Initially I felt overjoyed, and wanted to give it a fistful, mainly to convince myself i'd not lost my bottle. Bearing in mind six months ago I had reservations about my ability to ride a bike, I was sure I'd at least need a brace to support my knee. Once straddled my machine it was a whole different story, though one of varying sides. Doubts were gone, but weren't replaced by overwhelming joy. Traffic urged me to whip out and overtake with as much noise and jubilation as possible. Country roads instilled a touch more caution, especially on blind bends.When the rain started I became tense, almost uncomfortable. My eyes searched everywhere, all the time, for any sign of a hazard; constantly having to reassure myself all was well. I didn't overtake anything, being happy to follow whoever was in front, at whatever speed they dictated. That initial day was certainly one of mixed blessings, it made me wonder how fulfilling I would find riding my bike again. The stem of such thoughts was the lack of exhilaration, it didn't make me whoop with joy, it didn't allow me to forget the months of pain, or feel whole again. Not at first anyway. The following day I took a ride over to Yorkshire, three hours through drizzly rain and dense mist. Still hanging back, following the flow of traffic, not bold enough to pass and blat into the solid wall of fog. Why I thought that should have been the case I don't know: it is promising though, sensible thoughts appearing through my brash exterior. The return trip was even worse, more of the same impenetrable wall of mist with a constant deluge of rain. Isn't this just what I ride a bike for? Actually yes! It is in weather like this that has generally made me aware of the level of enjoyment I get from riding a bike, however bad the weather it doesn't put me off entirely. I haven't shaken my sense of caution on blind country roads, but I have got a smile on my face again.
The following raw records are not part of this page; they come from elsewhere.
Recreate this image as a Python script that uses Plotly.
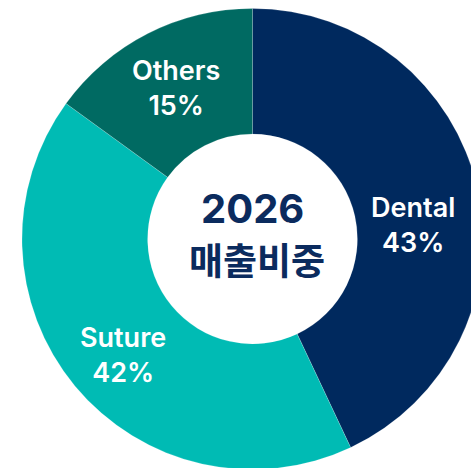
import plotly.graph_objects as go

labels = ["Dental", "Suture", "Others"]
values = [43, 42, 15]
colors = ["#00295E", "#00BBB4", "#006A62"]
center_year = "2026"
center_title = "매출비중"

W, H = 506, 480

fig = go.Figure(go.Pie(
    labels=labels,
    values=values,
    sort=False,
    direction="clockwise",
    rotation=0,
    hole=0.455,
    marker=dict(colors=colors, line=dict(color="rgba(255,255,255,0.35)", width=0.5)),
    textinfo="none",
    hoverinfo="label+percent",
    domain=dict(x=[22 / W, 483 / W], y=[1 - 470 / H, 1 - 8 / H]),
    showlegend=False,
))

# slice label placement (layout positions, pixel coords of label centres)
label_centres = [(413, 225), (123, 355), (176, 88)]
for lab, val, (px, py) in zip(labels, values, label_centres):
    fig.add_annotation(x=px / W, y=1 - py / H, xref="paper", yref="paper",
                       text=f"{lab}<br>{val}%", showarrow=False,
                       xanchor="center", yanchor="middle", align="center",
                       font=dict(family="Inter, Noto Sans CJK KR", size=27,
                                 color="white", weight=600))

navy = "#0B2B5E"
fig.add_annotation(x=252.5 / W, y=1 - 208 / H, xref="paper", yref="paper",
                   text=center_year, showarrow=False, xanchor="center", yanchor="middle",
                   font=dict(family="Inter, Noto Sans CJK KR", size=40, color=navy, weight=700))
fig.add_annotation(x=257 / W, y=1 - 259 / H, xref="paper", yref="paper",
                   text=center_title, showarrow=False, xanchor="center", yanchor="middle",
                   font=dict(family="Noto Sans CJK KR", size=37, color=navy, weight=700))

fig.update_layout(
    width=W, height=H,
    margin=dict(l=0, r=0, t=0, b=0),
    paper_bgcolor="white", plot_bgcolor="white",
)

fig.write_html("out.html", config={"displayModeBar": False},
               post_script="document.body.style.margin='0';document.body.style.overflow='hidden';document.documentElement.style.overflow='hidden';")
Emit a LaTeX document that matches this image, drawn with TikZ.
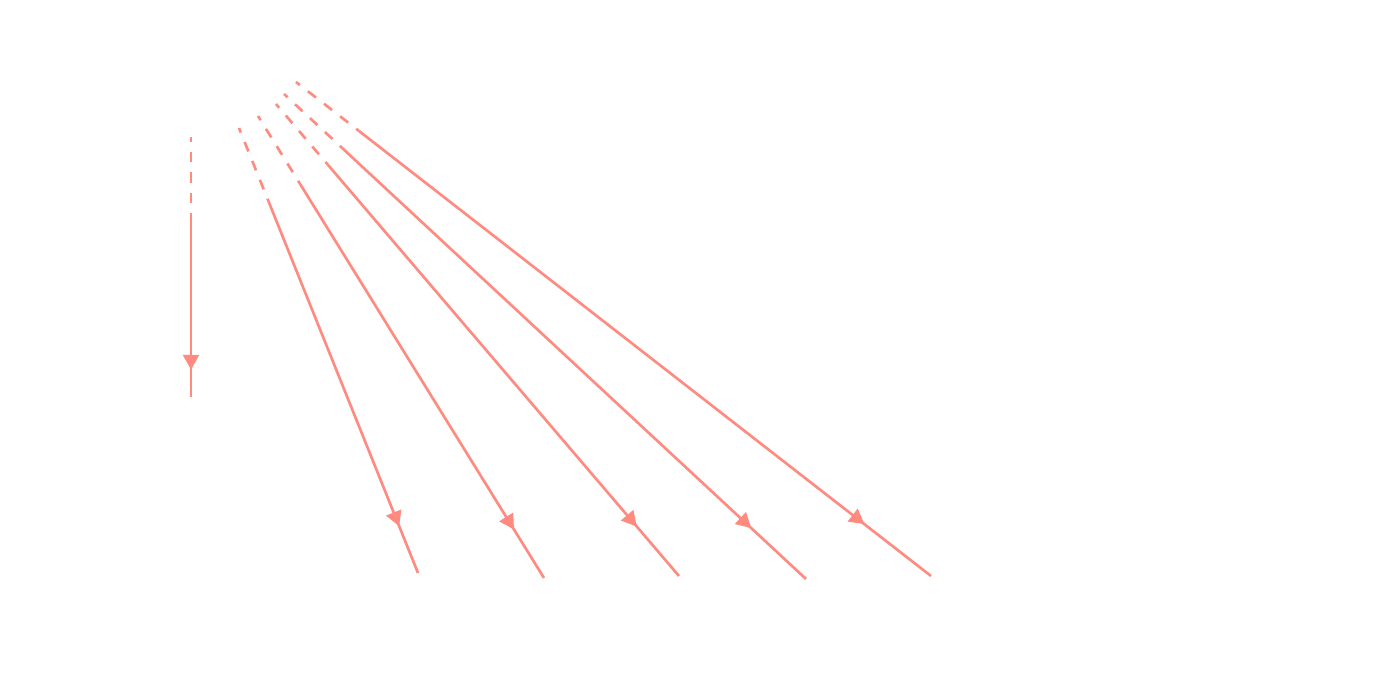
\documentclass[tikz,border=0pt]{standalone}
\usepackage{tikz}
\usetikzlibrary{arrows.meta,calc,decorations.markings}
\definecolor{rsalmon}{HTML}{FF8A80}

\begin{document}
\begin{tikzpicture}[
   ray/.style={draw=rsalmon, line width=0.75pt},
   pre/.style={ray, dash pattern=on 2.9pt off 2.9pt, dash phase=1.5pt},
   tip/.style={postaction={decorate}, decoration={markings,
      mark=at position 0.895 with {\arrow{Triangle[length=4.2pt,width=4.6pt]}}}, rsalmon}]
  \useasboundingbox (0,0) rectangle (13.8,6.82);
  % ray ends
  \coordinate (s1) at (1.91,5.45); \coordinate (e1) at (1.91,2.85);
  \coordinate (s2) at (2.39,5.54); \coordinate (e2) at (4.18,1.09);
  \coordinate (s3) at (2.58,5.66); \coordinate (e3) at (5.44,1.04);
  \coordinate (s4) at (2.76,5.78); \coordinate (e4) at (6.79,1.06);
  \coordinate (s5) at (2.84,5.88); \coordinate (e5) at (8.06,1.03);
  \coordinate (s6) at (2.96,6.00); \coordinate (e6) at (9.31,1.06);
  % where the dashes stop
  \coordinate (b1) at ($(s1)!0.8cm!(e1)$);
  \coordinate (b2) at ($(s2)!0.8cm!(e2)$);
  \coordinate (b3) at ($(s3)!0.8cm!(e3)$);
  \coordinate (b4) at ($(s4)!0.8cm!(e4)$);
  \coordinate (b5) at ($(s5)!0.8cm!(e5)$);
  \coordinate (b6) at ($(s6)!0.8cm!(e6)$);
  % rays
  \draw[pre] (s1) -- (b1); \draw[ray] (b1) -- (e1); \path[tip] (s1) -- (e1);
  \draw[pre] (s2) -- (b2); \draw[ray] (b2) -- (e2); \path[tip] (s2) -- (e2);
  \draw[pre] (s3) -- (b3); \draw[ray] (b3) -- (e3); \path[tip] (s3) -- (e3);
  \draw[pre] (s4) -- (b4); \draw[ray] (b4) -- (e4); \path[tip] (s4) -- (e4);
  \draw[pre] (s5) -- (b5); \draw[ray] (b5) -- (e5); \path[tip] (s5) -- (e5);
  \draw[pre] (s6) -- (b6); \draw[ray] (b6) -- (e6); \path[tip] (s6) -- (e6);
\end{tikzpicture}
\end{document}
Only in days long gone did my itchy feet start tingling as departing on another jaunt crept ever closer. Like many things in my life now the thrill is missing, I don't get off on much, when before there were any number of activities or indulgences that were guaranteed to get the juices flowing. My life has changed, every aspect of it; both the physical and metaphysical. My thoughts and feelings can take a sudden turn for the worse, seemingly happy one moment, holding back the tears the next. Nothing is the same as before, even walking can't be taken for grantedI know I've stated this before, but for me it is a constant reminder and much of the time I struggle to keep my head up and focus on a future. No-one expects much of me anymore, which is just as well, even if I gave a damn what they thought I could do little about it. Life is what it is, I can only create favourable circumstances to survive and hope the environment I put myself in will be conducive to my future happiness. And now I go galavanting again, to Sri Lanka this time, part holiday, part work. My intention is to write, to finish the story of the Americas, to close that chapter of my life. Without finishing the story it will never end! I feel it will give me closure, I have done since Cai died. Bearing that in mind, it must be done. So the situation that encourages me to write must be found, it didn't happen at home, let's hope it does abroad.